Famed for his environmental writing, Monbiot’s second area of interest is political power. In this piece and in other articles, Monbiot outlines his intense dislike for the UK’s political system, which, he frequently argues, favours corporate interests over societal interest and thereby accelerates ecological catastrophe – his primary interest.
In this powerful, educating piece, Monbiot encourages us to become more local in our decision-making. The State, he says, prefers corporate interests over planetary interest: it’s just how the system functions. And in so doing, the destruction of the planet is guaranteed. The system needs to change, if we are to save the planet, goes his argument.
“To a far greater extent than has been permitted in our recorded history, we should be allowed to manage our own lives.”
Indeed we should, but once societies became so large and so complex that a representative democracy was required to govern us properly, ever since humans have had to outsource political decisions to representatives. Although Monbiot doesn’t explicitly say so, the proliferation of the internet, with the concomitant advent of mind-blowing political technology such as Polis, now makes his dream a reality.
Sadly and surprisingly, Monbiot doesn’t even touch upon the possibility of technology as a force for good in our democracies. Perhaps he hasn’t come across Polis. Yet.
Increased Polis Usage Benefits All
Here at the Crowd Wisdom Project, it is our belief that if humans become more engaged with our democracy, starting at the micro level – such as in companies, faith groups and local authorities – then all of humanity will benefit.
Technology, like Polis, now allows us to interrogate an issue, mull it over, read what others have said on the subject, vote on other people’s statements and then, lastly, to write our own statements for others to vote upon.

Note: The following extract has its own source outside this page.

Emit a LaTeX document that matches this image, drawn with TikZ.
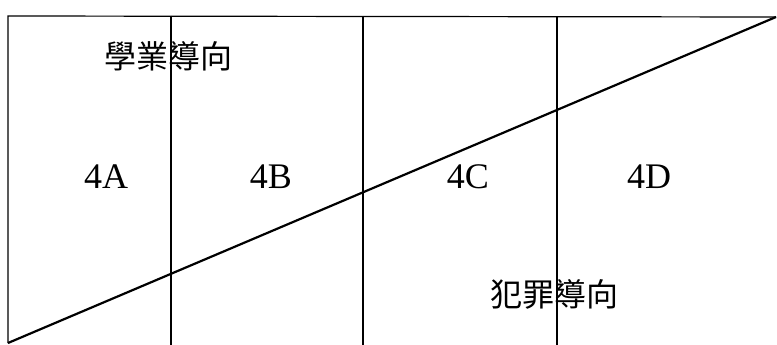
\documentclass[tikz,border=0pt]{standalone}
\usepackage{fontspec}
\setmainfont{Liberation Serif}
\newfontfamily\cjk{Noto Sans CJK TC}
\usepackage{tikz}

\begin{document}
\begin{tikzpicture}[x=1pt,y=-1pt,
    cell/.style={inner sep=0pt, font=\fontsize{36}{36}\selectfont},
    tag/.style={inner sep=0pt, font=\cjk\fontsize{32}{32}\selectfont}]
  \useasboundingbox (0,0) rectangle (777,345);
  \coordinate (tl) at (8,16);
  \coordinate (bl) at (8,343);
  \coordinate (tr) at (776,17);
  \draw[line width=1.2pt] (bl) -- (tl) -- (tr);
  \draw[line width=2.2pt] (bl) -- (tr);
  \foreach \x in {171,363,557}
    \draw[line width=1.2pt] (\x,16) -- (\x,345);
  \node[tag] (acad) at (168,56) {學業導向};
  \node[cell] (a) at (106,177) {4A};
  \node[cell] (b) at (271,177) {4B};
  \node[cell] (c) at (468,177) {4C};
  \node[cell] (d) at (649,177) {4D};
  \node[tag] (crime) at (554,294) {犯罪導向};
\end{tikzpicture}
\end{document}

This in-depth engagement with an issue is empowering and informative, allowing people – perhaps for the first time in their lives – to really understand what other people think. There is no downside.

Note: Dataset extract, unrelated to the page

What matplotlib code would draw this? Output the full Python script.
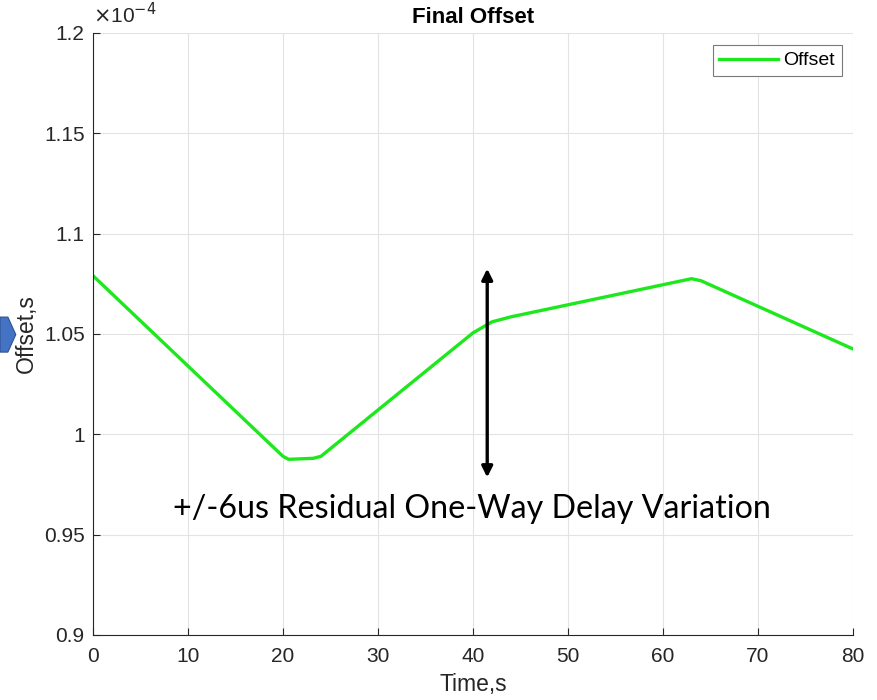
import matplotlib
matplotlib.use("Agg")
import matplotlib.pyplot as plt
from matplotlib.patches import Polygon
from matplotlib.ticker import FuncFormatter

# offset samples (units of 1e-4 s) against time
time_s = [0, 20, 20.6, 23.2, 24, 40, 42, 44, 60, 63, 64, 80]
offset_e4 = [1.079, 0.989, 0.9875, 0.988, 0.989, 1.0505, 1.056, 1.0585, 1.0745, 1.0775, 1.0765, 1.0425]

x_ticks = [0, 10, 20, 30, 40, 50, 60, 70, 80]
y_ticks = [0.9, 0.95, 1.0, 1.05, 1.1, 1.15, 1.2]

# vertical span marking the residual delay variation
span_t = 41.5
span_lo, span_hi = 0.9785, 1.0825
note = "+/-6us Residual One-Way Delay Variation"

plt.rcParams['font.family'] = ['Liberation Sans', 'DejaVu Sans']
dark = '#262626'

fig = plt.figure(figsize=(8.77, 7.0), dpi=100)
ax = fig.add_axes([0.106, 0.093, 0.8666, 0.86])

ax.plot(time_s, offset_e4, color='#1de81d', linewidth=2.4, label='Offset',
        solid_joinstyle='round')

ax.set_xlim(0, 80)
ax.set_ylim(0.9, 1.2)
ax.set_xticks(x_ticks)
ax.set_yticks(y_ticks)
ax.yaxis.set_major_formatter(FuncFormatter(lambda v, p: f"{v:g}"))
ax.grid(True, color='#e3e3e3', linewidth=0.8)
ax.set_axisbelow(True)
for s in ['top', 'right']:
    ax.spines[s].set_visible(False)
for s in ['left', 'bottom']:
    ax.spines[s].set_color(dark)
    ax.spines[s].set_linewidth(0.8)
ax.tick_params(direction='in', length=5, width=0.8, colors=dark, labelsize=15, pad=6)
ax.tick_params(axis='x', pad=9)

ax.set_title('Final Offset', fontsize=16, fontweight='bold', color='black', pad=7)
ax.set_xlabel('Time,s', fontsize=16.5, color=dark, labelpad=5)
ax.set_ylabel('Offset,s', fontsize=16.5, color=dark, labelpad=4)
ax.text(0.0, 1.01, r'$\times$10$^{-4}$', transform=ax.transAxes, fontsize=15,
        color=dark, ha='left', va='bottom')

leg = ax.legend(loc='upper right', fontsize=14, fancybox=False, framealpha=1,
                edgecolor='#7a7a7a', handlelength=3.0, handletextpad=0.3,
                borderpad=0.35, borderaxespad=0, bbox_to_anchor=(0.9855, 0.98))
leg.get_frame().set_linewidth(0.8)

ax.annotate('', xy=(span_t, span_hi), xytext=(span_t, span_lo),
            arrowprops=dict(arrowstyle='<|-|>', color='black', lw=2.4,
                            mutation_scale=16, shrinkA=0, shrinkB=0))
ax.text(0.499, 0.209, note, transform=ax.transAxes, fontsize=23.2,
        family=['Lato', 'DejaVu Sans'], ha='center', va='center', color='black')

# blue marker partly cut off at the left edge
fig.patches.append(Polygon([(0, 0.497), (0.009, 0.497), (0.018, 0.522),
                            (0.009, 0.547), (0, 0.547)], closed=True,
                           transform=fig.transFigure, facecolor='#4472c4',
                           edgecolor='#2f528f', linewidth=0.8))

fig.savefig('out.png', dpi=100)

But we admit that Polis is imperfect technology – and inevitably it will improve, or something better will come on the scene – but it is the tool of our age. Our belief is that those in power remain loathed to engage in systems like Polis, because its enhanced usage will reduce the power of the elected representatives. And most politicians don’t want to surrender any power.

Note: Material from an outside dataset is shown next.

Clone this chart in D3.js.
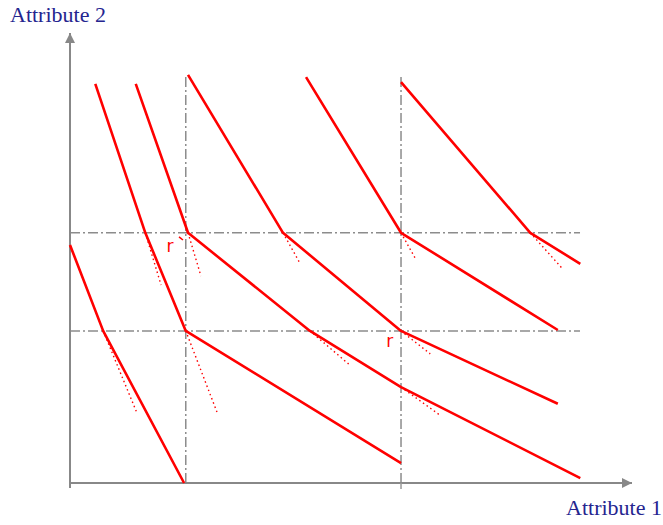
<!DOCTYPE html>
<html><head><meta charset="utf-8">
<script src="https://cdn.jsdelivr.net/npm/d3@7"></script>
<style>body{margin:0;background:#fff}</style>
</head><body>
<script>
// Indifference curves (kinked), in abstract attribute units (0-100)
const curveA = [[0,52.9],[5.9,33.8],[20.3,0]];
const curveB = [[4.5,88.7],[13.4,55.6],[20.6,33.8],[58.9,4.4]];
const curveC = [[11.7,88.7],[21.0,55.6],[42.7,33.8],[58.9,21.3],[90.8,1.1]];
const curveD = [[21.0,90.7],[37.9,55.6],[58.9,33.8],[86.8,17.6]];
const curveE = [[42.0,90.2],[58.9,55.6],[86.8,34.0]];
const curveF = [[58.9,89.1],[81.9,55.6],[90.8,48.7]];
const curves = [curveA, curveB, curveC, curveD, curveE, curveF];

// dotted extensions at kinks
const extensions = [
  [[5.9,33.8],[11.9,15.6]],
  [[13.4,55.6],[16.2,44.0]],
  [[20.6,33.8],[26.2,15.6]],
  [[21.0,55.6],[23.3,46.0]],
  [[42.7,33.8],[49.8,26.2]],
  [[58.9,21.3],[65.8,15.1]],
  [[37.9,55.6],[40.8,49.1]],
  [[58.9,33.8],[64.1,28.7]],
  [[58.9,55.6],[61.4,50.0]],
  [[81.9,55.6],[87.5,47.8]]
];

// reference levels
const refX = [20.6, 58.9];
const refXTop = [90.7, 90.2];
const refY = [55.6, 33.8];
const refYEnd = 90.75;

const rLabels = [{x:17.8, y:51.3, t:"r"}, {x:56.9, y:30.2, t:"r"}];
const tick = [[19.4,54.7],[20.1,54.0]];

const axisLabels = {x:"Attribute 1", y:"Attribute 2"};

const W = 663, H = 525;
const x = d3.scaleLinear().domain([0,100]).range([70, 632]);
const y = d3.scaleLinear().domain([0,100]).range([483, 33]);

const svg = d3.select("body").append("svg").attr("width", W).attr("height", H);

const defs = svg.append("defs");
defs.append("marker").attr("id","arr").attr("viewBox","0 0 10 10")
  .attr("refX",10).attr("refY",5).attr("markerWidth",10).attr("markerHeight",10)
  .attr("markerUnits","userSpaceOnUse").attr("orient","auto")
  .append("path").attr("d","M0,0 L10,5 L0,10 Z").attr("fill","#888");

const line = d3.line().x(d=>x(d[0])).y(d=>y(d[1]));

// reference dash-dot lines
const dd = "10,3,2,3";
refX.forEach((v,i)=>{
  svg.append("line").attr("x1",x(v)).attr("x2",x(v)).attr("y1",y(0)).attr("y2",y(refXTop[i]))
    .attr("stroke","#8c8c8c").attr("stroke-width",1.5).attr("stroke-dasharray",dd);
});
refY.forEach(v=>{
  svg.append("line").attr("x1",x(0)).attr("x2",x(refYEnd)).attr("y1",y(v)).attr("y2",y(v))
    .attr("stroke","#8c8c8c").attr("stroke-width",1.5).attr("stroke-dasharray",dd);
});

// axes
svg.append("line").attr("x1",x(0)).attr("y1",y(0)).attr("x2",x(100)).attr("y2",y(0))
  .attr("stroke","#888").attr("stroke-width",2).attr("marker-end","url(#arr)");
svg.append("line").attr("x1",x(0)).attr("y1",y(0)+5).attr("x2",x(0)).attr("y2",y(100))
  .attr("stroke","#888").attr("stroke-width",2).attr("marker-end","url(#arr)");
[x(refX[1])].forEach(px=>{
  svg.append("line").attr("x1",px).attr("x2",px).attr("y1",y(0)).attr("y2",y(0)+6)
    .attr("stroke","#999").attr("stroke-width",1.5);
});

// dotted extensions
extensions.forEach(e=>{
  svg.append("path").attr("d",line(e)).attr("fill","none")
    .attr("stroke","#ff0000").attr("stroke-width",1.4).attr("stroke-dasharray","1.5,3");
});

// curves
curves.forEach(c=>{
  svg.append("path").attr("d",line(c)).attr("fill","none")
    .attr("stroke","#ff0000").attr("stroke-width",2.6).attr("stroke-linejoin","round");
});

svg.append("path").attr("d",line(tick)).attr("stroke","#ff0000").attr("stroke-width",1.5);

rLabels.forEach(r=>{
  svg.append("text").attr("x",x(r.x)).attr("y",y(r.y)).attr("text-anchor","middle")
    .attr("font-family","DejaVu Sans").attr("font-size",17).attr("fill","#ff0000").text(r.t);
});

svg.append("text").attr("x",10).attr("y",22).attr("font-family","Liberation Serif")
  .attr("font-size",22).attr("fill","#25258f").text(axisLabels.y);
svg.append("text").attr("x",662).attr("y",515).attr("text-anchor","end").attr("font-family","Liberation Serif")
  .attr("font-size",22).attr("fill","#25258f").text(axisLabels.x);
</script>
</body></html>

Polis is optimal on a local level
Our view is that, although Polis has been most famously used by the Government in Taiwan, on a large scale, Polis in fact works optimally on a local level. Macro level issues, such as national taxation rates, require vast amounts of knowledge in order to make a reasoned argument. Certainly, people should be entitled to express their views – whether taxes should be higher or lower – but placing votes – Polis-style – on such issues is fraught with challenges. Contrast this with local issues, such as bins, schooling or even planning decisions, local people have far more knowledge of the issues and will be impacted by any decision. Hence their views and votes are better informed.
Deliciously, Polis allows local issues to be rigorously examined, analysed and decided upon. Our view, as promoters of this fabulous technology created by the Computational Democracy Project, is that if local people become familiar with voting on local issues on a regular basis, democracy on a macro level will be strengthened, too.
Engaged – as opposed to passive – citizens, who feel that they have increased influence over their lives, feel empowered in all other domains. Polis usage, therefore, in our experience, is life-affirming.
For many people living in democracies, the venting vitriol on social media, because people feel so disempowered, is the main political action that people take. Our advice: let Polis in. Its time has come.